Pour pallier ce phénomène, un petit pourcentage de plantes à fleurs (5-6%) est passé, au cours de l’évolution, de l’hermaphrodisme à un système de sexes séparés (ou dioécie), où chaque individu produit un seul type de gamètes. On parle alors de transition évolutive.
Dans leur étude, les chercheurs lausannois ont analysé l'émergence des systèmes de détermination du sexe lors des transitions évolutives de l'hermaphrodisme vers des sexes séparés chez les plantes et certaines espèces d’animaux. «En nous appuyant sur des modèles mathématiques, nous avons pu démontrer que la sélection peut influencer l'évolution vers des systèmes XY ou ZW en fonction de l'écologie des populations (pollinisation par le vent ou par des animaux, espérance de vie et taille de l’espèce concernée, présence de prédateurs, etc.), détaille le Pr Charles Mullon, directeur des travaux. L’adoption de systèmes de sexes séparés permet aux plantes de contourner la problématique de l’autofécondation, et donc de la consanguinité liée à l’hermaphrodisme.»
Un biais a toutefois été observé dans cette évolution, puisque la plupart des espèces en transition vers la séparation des sexes (85% d’entre elles) semblent acquérir la détermination sexuelle XY plutôt que ZW. «Nos résultats proposent une première hypothèse adaptative pour expliquer cette asymétrie. Nous montrons que des conditions communes pour ces plantes, comme l'autofécondation et ses conséquences néfastes pour la qualité de la descendance produite, favorisent le système XY plutôt que le ZW», complète le Pr John Pannell.
Une meilleure compréhension des mécanismes évolutifs
Les recherches de l’équipe lausannoise offrent une nouvelle perspective pour mieux appréhender la variation dans les systèmes de détermination du sexe, enrichissant ainsi la compréhension des mécanismes évolutifs qui façonnent la diversité biologique entre les sexes chez les plantes et les animaux. «Au-delà du sexe et de la détermination du sexe, nos modèles permettent de mieux comprendre d’où vient l’incroyable diversité des fleurs», conclut Thomas Lesaffre.

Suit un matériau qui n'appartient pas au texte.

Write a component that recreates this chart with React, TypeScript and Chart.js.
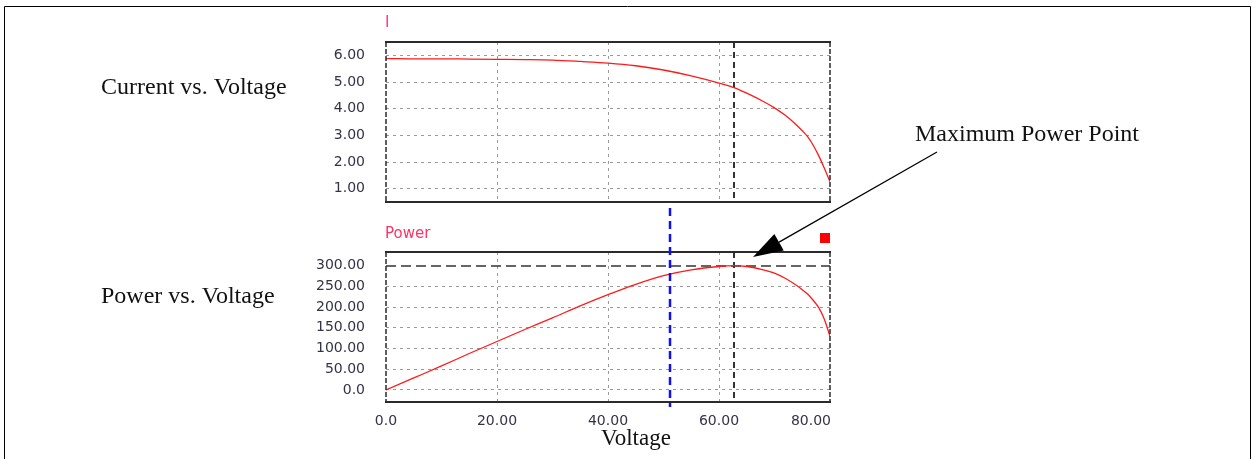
import React, { useEffect, useRef } from 'react';
import { Chart, registerables } from 'chart.js';

Chart.register(...registerables);

// ---------- data ----------
const voltage = [0, 5, 10, 15, 20, 25, 30, 35, 40, 45, 50, 55, 60, 62.7, 65, 68, 70, 72, 74, 75, 76, 77, 78, 79, 80];
const current = [5.88, 5.87, 5.87, 5.86, 5.85, 5.84, 5.82, 5.77, 5.71, 5.61, 5.45, 5.23, 4.96, 4.79, 4.58, 4.27, 4.03, 3.74, 3.38, 3.17, 2.94, 2.62, 2.22, 1.76, 1.26];
const power = [0, 29, 58, 88, 117, 146, 174, 203, 230, 255, 276, 290, 298, 300, 298, 290, 282, 269, 252, 242, 231, 216, 198, 170, 129];

const xTicks = [0, 20, 40, 60, 80];
const xTickLabels = ['0.0', '20.00', '40.00', '60.00', '80.00'];
const currentTicks = [1, 2, 3, 4, 5, 6];
const currentTickLabels = ['1.00', '2.00', '3.00', '4.00', '5.00', '6.00'];
const powerTicks = [0, 50, 100, 150, 200, 250, 300];
const powerTickLabels = ['0.0', '50.00', '100.00', '150.00', '200.00', '250.00', '300.00'];

const mppVoltage = 62.7;
const mppPower = 300;
const cursorVoltage = 51.2;

const W = 1253;
const H = 459;
const TICK_FONT = { family: 'DejaVu Sans', size: 14 };
const TICK_COLOR = '#333348';
const SERIF = '24px "Liberation Serif", "Times New Roman", serif';
const SERIF_AXIS = '23px "Liberation Serif", "Times New Roman", serif';

function plotBorder(chart: any) {
  const { ctx, chartArea: a } = chart;
  ctx.save();
  ctx.strokeStyle = '#2a2a2a';
  ctx.lineWidth = 2;
  ctx.setLineDash([]);
  ctx.beginPath();
  ctx.moveTo(a.left - 1, a.top);
  ctx.lineTo(a.right + 1, a.top);
  ctx.moveTo(a.left - 1, a.bottom);
  ctx.lineTo(a.right + 1, a.bottom);
  ctx.stroke();
  ctx.lineWidth = 1.5;
  ctx.setLineDash([5, 2]);
  ctx.beginPath();
  ctx.moveTo(a.left, a.top);
  ctx.lineTo(a.left, a.bottom);
  ctx.moveTo(a.right, a.top);
  ctx.lineTo(a.right, a.bottom);
  ctx.stroke();
  ctx.restore();
}

function vLine(chart: any, v: number, y0: number, y1: number, color: string, width: number, dash: number[]) {
  const { ctx } = chart;
  const x = Math.round(chart.scales.x.getPixelForValue(v));
  ctx.save();
  ctx.strokeStyle = color;
  ctx.lineWidth = width;
  ctx.setLineDash(dash);
  ctx.beginPath();
  ctx.moveTo(x, y0);
  ctx.lineTo(x, y1);
  ctx.stroke();
  ctx.restore();
}

function makeConfig(
  values: number[],
  yMin: number,
  yMax: number,
  yTicks: number[],
  yLabels: string[],
  top: number,
  bottom: number,
  extraPlugins: any[]
): any {
  return {
    type: 'line',
    data: {
      datasets: [
        {
          data: voltage.map((v, i) => ({ x: v, y: values[i] })),
          borderColor: '#ff1a1a',
          borderWidth: 1.3,
          pointRadius: 0,
          cubicInterpolationMode: 'monotone',
          fill: false,
        },
      ],
    },
    options: {
      responsive: false,
      animation: false,
      devicePixelRatio: 1,
      layout: { padding: { left: 386 - 80, right: W - 830, top, bottom: H - bottom } },
      plugins: { legend: { display: false }, tooltip: { enabled: false } },
      scales: {
        x: {
          type: 'linear',
          min: 0,
          max: 80,
          afterBuildTicks: (s: any) => {
            s.ticks = xTicks.map((v) => ({ value: v }));
          },
          afterFit: (s: any) => {
            s.height = 0;
          },
          ticks: { display: false },
          grid: {
            drawTicks: false,
            lineWidth: 1,
            color: (c: any) => (c.tick && (c.tick.value === 0 || c.tick.value === 80) ? 'rgba(0,0,0,0)' : '#9a9a9a'),
          },
          border: { display: false, dash: [3, 4] },
        },
        y: {
          type: 'linear',
          min: yMin,
          max: yMax,
          afterBuildTicks: (s: any) => {
            s.ticks = yTicks.map((v) => ({ value: v }));
          },
          afterFit: (s: any) => {
            s.width = 80;
          },
          ticks: {
            font: TICK_FONT,
            color: TICK_COLOR,
            padding: 21,
            callback: (v: any) => yLabels[yTicks.indexOf(Number(v))] ?? '',
          },
          grid: {
            drawTicks: false,
            lineWidth: 1,
            color: (c: any) => (c.tick && c.tick.value === mppPower && yTicks === powerTicks ? 'rgba(0,0,0,0)' : '#9a9a9a'),
          },
          border: { display: false, dash: [3, 4] },
        },
      },
    },
    plugins: extraPlugins,
  };
}

const currentPlugin = {
  id: 'currentDecor',
  beforeDatasetsDraw(chart: any) {
    const a = chart.chartArea;
    vLine(chart, mppVoltage, a.top, a.bottom, '#333', 2, [6, 4]);
  },
  afterDatasetsDraw(chart: any) {
    plotBorder(chart);
    const { ctx } = chart;
    ctx.save();
    ctx.fillStyle = '#ff3399';
    ctx.font = '15px "DejaVu Sans"';
    ctx.textAlign = 'left';
    ctx.textBaseline = 'alphabetic';
    ctx.fillText('I', chart.chartArea.left - 1, 27);
    ctx.fillStyle = '#111';
    ctx.font = SERIF;
    ctx.fillText('Current vs. Voltage', 101, 94);
    ctx.restore();
  },
};

const powerPlugin = {
  id: 'powerDecor',
  beforeDatasetsDraw(chart: any) {
    const { ctx } = chart;
    const a = chart.chartArea;
    const y = Math.round(chart.scales.y.getPixelForValue(mppPower));
    ctx.save();
    ctx.strokeStyle = '#333';
    ctx.lineWidth = 1.5;
    ctx.setLineDash([10, 5]);
    ctx.beginPath();
    ctx.moveTo(a.left, y);
    ctx.lineTo(a.right, y);
    ctx.stroke();
    ctx.restore();
    vLine(chart, mppVoltage, a.top, a.bottom, '#333', 2, [6, 4]);
  },
  afterDatasetsDraw(chart: any) {
    const { ctx } = chart;
    const a = chart.chartArea;
    plotBorder(chart);
    // cursor line
    vLine(chart, cursorVoltage, 208, 407, '#1010f0', 2.5, [8, 5]);

    ctx.save();
    // x tick labels
    ctx.font = '14px "DejaVu Sans"';
    ctx.fillStyle = TICK_COLOR;
    ctx.textBaseline = 'middle';
    xTicks.forEach((v, i) => {
      const x = chart.scales.x.getPixelForValue(v);
      const last = i === xTicks.length - 1;
      ctx.textAlign = last ? 'right' : 'center';
      ctx.fillText(xTickLabels[i], last ? a.right + 1 : x, 421);
    });

    // series label & marker
    ctx.textBaseline = 'alphabetic';
    ctx.textAlign = 'left';
    ctx.fillStyle = '#ff3366';
    ctx.font = '15px "DejaVu Sans"';
    ctx.fillText('Power', a.left - 1, 238);
    ctx.fillStyle = '#ff0000';
    ctx.fillRect(820, 233, 10, 10);

    // serif annotations
    ctx.fillStyle = '#111';
    ctx.font = SERIF;
    ctx.fillText('Power vs. Voltage', 101, 303);
    ctx.fillText('Maximum Power Point', 915, 141);
    ctx.font = SERIF_AXIS;
    ctx.fillText('Voltage', 601, 445);

    // arrow
    const sx = 937, sy = 152, tx = 753, ty = 257;
    const dx = sx - tx, dy = sy - ty;
    const len = Math.hypot(dx, dy);
    const ux = dx / len, uy = dy / len;
    const hl = 30, hw = 9.5;
    ctx.strokeStyle = '#000';
    ctx.lineWidth = 1.2;
    ctx.setLineDash([]);
    ctx.beginPath();
    ctx.moveTo(sx, sy);
    ctx.lineTo(tx + ux * hl, ty + uy * hl);
    ctx.stroke();
    ctx.fillStyle = '#000';
    ctx.beginPath();
    ctx.moveTo(tx, ty);
    ctx.lineTo(tx + ux * hl - uy * hw, ty + uy * hl + ux * hw);
    ctx.lineTo(tx + ux * hl + uy * hw, ty + uy * hl - ux * hw);
    ctx.closePath();
    ctx.fill();

    // outer frame
    ctx.strokeStyle = '#000';
    ctx.lineWidth = 1;
    ctx.beginPath();
    ctx.moveTo(4.5, H + 2);
    ctx.lineTo(4.5, 6.5);
    ctx.lineTo(1250.5, 6.5);
    ctx.lineTo(1250.5, H + 2);
    ctx.stroke();
    ctx.restore();
  },
};

export default function App() {
  const topRef = useRef<HTMLCanvasElement | null>(null);
  const botRef = useRef<HTMLCanvasElement | null>(null);

  useEffect(() => {
    const c1 = new Chart(
      topRef.current as HTMLCanvasElement,
      makeConfig(current, 0.5, 6.5, currentTicks, currentTickLabels, 42, 202, [currentPlugin])
    );
    const c2 = new Chart(
      botRef.current as HTMLCanvasElement,
      makeConfig(power, -29, 333, powerTicks, powerTickLabels, 252, 402, [powerPlugin])
    );
    return () => {
      c1.destroy();
      c2.destroy();
    };
  }, []);

  const cs: React.CSSProperties = { position: 'absolute', left: 0, top: 0, width: W, height: H };
  return (
    <div style={{ position: 'fixed', left: 0, top: 0, width: W, height: H, background: '#fff' }}>
      <canvas ref={botRef} width={W} height={H} style={cs} />
      <canvas ref={topRef} width={W} height={H} style={cs} />
    </div>
  );
}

Un «abominable mystère» selon Charles Darwin, qui cherchait à percer le secret de ces corolles parvenues à conquérir la planète en un temps record.
*Se dit d'une cellule ou d'un individu qui possède deux gènes identiques sur chaque chromosome de la même paire.

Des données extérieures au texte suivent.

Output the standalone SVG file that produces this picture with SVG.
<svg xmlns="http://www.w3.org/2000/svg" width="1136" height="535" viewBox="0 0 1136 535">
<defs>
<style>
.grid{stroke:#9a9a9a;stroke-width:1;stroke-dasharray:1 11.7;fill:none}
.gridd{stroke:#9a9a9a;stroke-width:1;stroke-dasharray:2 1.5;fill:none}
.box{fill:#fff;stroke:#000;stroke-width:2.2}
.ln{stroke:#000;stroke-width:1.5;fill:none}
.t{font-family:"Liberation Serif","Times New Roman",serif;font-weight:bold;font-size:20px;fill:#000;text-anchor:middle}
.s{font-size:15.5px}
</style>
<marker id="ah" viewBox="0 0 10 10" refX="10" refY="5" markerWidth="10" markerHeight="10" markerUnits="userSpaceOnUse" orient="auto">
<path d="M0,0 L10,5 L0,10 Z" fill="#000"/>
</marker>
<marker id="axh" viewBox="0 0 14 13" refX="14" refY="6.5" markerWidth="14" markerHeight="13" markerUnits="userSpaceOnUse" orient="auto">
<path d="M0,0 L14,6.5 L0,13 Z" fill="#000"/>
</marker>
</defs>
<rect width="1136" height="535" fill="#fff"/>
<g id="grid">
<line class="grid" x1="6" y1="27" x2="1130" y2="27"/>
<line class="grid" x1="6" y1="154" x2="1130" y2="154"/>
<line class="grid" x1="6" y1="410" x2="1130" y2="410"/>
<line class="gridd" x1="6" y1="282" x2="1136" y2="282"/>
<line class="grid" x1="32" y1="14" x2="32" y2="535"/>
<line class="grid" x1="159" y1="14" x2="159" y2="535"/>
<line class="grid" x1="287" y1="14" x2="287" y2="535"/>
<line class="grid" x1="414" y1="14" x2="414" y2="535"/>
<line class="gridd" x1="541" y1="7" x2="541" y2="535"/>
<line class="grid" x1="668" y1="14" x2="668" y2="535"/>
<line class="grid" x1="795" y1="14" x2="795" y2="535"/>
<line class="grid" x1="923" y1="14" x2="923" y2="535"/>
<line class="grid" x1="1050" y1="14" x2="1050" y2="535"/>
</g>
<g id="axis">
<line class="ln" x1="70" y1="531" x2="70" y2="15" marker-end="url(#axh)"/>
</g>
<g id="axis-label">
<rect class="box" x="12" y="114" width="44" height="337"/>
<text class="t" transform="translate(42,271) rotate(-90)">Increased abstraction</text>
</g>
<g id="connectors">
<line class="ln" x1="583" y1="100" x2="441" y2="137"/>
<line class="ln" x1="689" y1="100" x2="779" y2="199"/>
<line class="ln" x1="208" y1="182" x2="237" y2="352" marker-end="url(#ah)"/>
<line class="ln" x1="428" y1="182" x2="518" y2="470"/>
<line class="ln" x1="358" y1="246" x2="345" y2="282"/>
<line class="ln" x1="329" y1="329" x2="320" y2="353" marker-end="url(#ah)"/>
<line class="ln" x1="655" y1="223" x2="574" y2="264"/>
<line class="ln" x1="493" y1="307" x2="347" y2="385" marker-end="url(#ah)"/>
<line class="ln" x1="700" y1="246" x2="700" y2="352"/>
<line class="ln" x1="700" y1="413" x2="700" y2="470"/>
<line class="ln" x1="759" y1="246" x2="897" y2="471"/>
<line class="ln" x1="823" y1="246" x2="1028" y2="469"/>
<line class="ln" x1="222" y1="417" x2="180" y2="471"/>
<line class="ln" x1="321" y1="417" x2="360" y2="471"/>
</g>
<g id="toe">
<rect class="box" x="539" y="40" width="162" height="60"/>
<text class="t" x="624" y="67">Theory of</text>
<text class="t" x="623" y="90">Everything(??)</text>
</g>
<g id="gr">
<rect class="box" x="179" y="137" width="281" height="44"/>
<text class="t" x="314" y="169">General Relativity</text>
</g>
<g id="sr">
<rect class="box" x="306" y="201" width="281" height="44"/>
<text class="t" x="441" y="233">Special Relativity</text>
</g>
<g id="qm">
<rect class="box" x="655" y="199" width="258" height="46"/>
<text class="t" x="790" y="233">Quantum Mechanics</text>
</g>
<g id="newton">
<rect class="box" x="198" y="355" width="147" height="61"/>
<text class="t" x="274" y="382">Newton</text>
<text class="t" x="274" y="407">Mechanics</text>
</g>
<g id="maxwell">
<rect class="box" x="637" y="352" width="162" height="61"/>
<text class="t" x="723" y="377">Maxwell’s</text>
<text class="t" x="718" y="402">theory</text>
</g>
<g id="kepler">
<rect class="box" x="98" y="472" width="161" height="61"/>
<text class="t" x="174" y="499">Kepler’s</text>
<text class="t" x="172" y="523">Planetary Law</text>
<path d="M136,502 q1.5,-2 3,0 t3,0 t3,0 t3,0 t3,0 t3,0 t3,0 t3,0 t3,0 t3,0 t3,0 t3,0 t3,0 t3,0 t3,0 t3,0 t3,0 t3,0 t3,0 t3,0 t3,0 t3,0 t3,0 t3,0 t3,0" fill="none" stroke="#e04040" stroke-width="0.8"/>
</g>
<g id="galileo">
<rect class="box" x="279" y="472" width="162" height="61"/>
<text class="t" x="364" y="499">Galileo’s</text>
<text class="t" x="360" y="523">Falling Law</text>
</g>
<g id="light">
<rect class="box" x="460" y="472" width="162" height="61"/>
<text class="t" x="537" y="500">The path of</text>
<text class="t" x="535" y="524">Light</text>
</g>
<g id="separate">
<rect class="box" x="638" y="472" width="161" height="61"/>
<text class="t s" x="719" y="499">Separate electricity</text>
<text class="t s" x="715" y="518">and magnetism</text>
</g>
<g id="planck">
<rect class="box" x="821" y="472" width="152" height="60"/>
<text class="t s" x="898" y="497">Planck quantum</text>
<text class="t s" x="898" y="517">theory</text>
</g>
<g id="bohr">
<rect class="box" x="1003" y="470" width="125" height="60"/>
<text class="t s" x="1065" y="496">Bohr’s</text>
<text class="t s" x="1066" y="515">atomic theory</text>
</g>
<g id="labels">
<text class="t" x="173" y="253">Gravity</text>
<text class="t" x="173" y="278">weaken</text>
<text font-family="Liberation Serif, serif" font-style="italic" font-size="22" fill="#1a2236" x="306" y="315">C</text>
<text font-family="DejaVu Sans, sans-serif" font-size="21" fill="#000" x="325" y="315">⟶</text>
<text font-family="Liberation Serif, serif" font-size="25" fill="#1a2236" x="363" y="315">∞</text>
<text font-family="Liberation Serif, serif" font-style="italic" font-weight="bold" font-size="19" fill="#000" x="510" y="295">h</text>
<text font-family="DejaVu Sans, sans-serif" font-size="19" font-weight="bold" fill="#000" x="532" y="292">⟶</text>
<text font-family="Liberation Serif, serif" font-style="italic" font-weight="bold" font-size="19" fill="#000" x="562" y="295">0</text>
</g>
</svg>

** Se dit d'une cellule ou d'un individu qui possède deux gènes différents (récessif et dominant) sur chaque chromosome de la même paire (opposé à homozygote).
Légende complète de l'image :
La mercuriale annuelle (Mercurialis annua) est une espèce de plante à sexes séparés étudiée par le groupe du Pr John Pannell à l'UNIL. L’image A montre une plante mâle, et l’image B une plante femelle. L’image C présente une plante hermaphrodite obtenue par une approche d'évolution expérimentale, qui porte à la fois des fleurs femelles et des fleurs mâles (les fleurs femelles sont indiquées par les flèches bleues et les fleurs mâles sont indiquées par les flèches jaunes). La nouvelle étude parue dans «PNAS» révèle comment l’évolution peut conduire de l’hermaphrodisme (image C), aux sexes séparés (images A et B).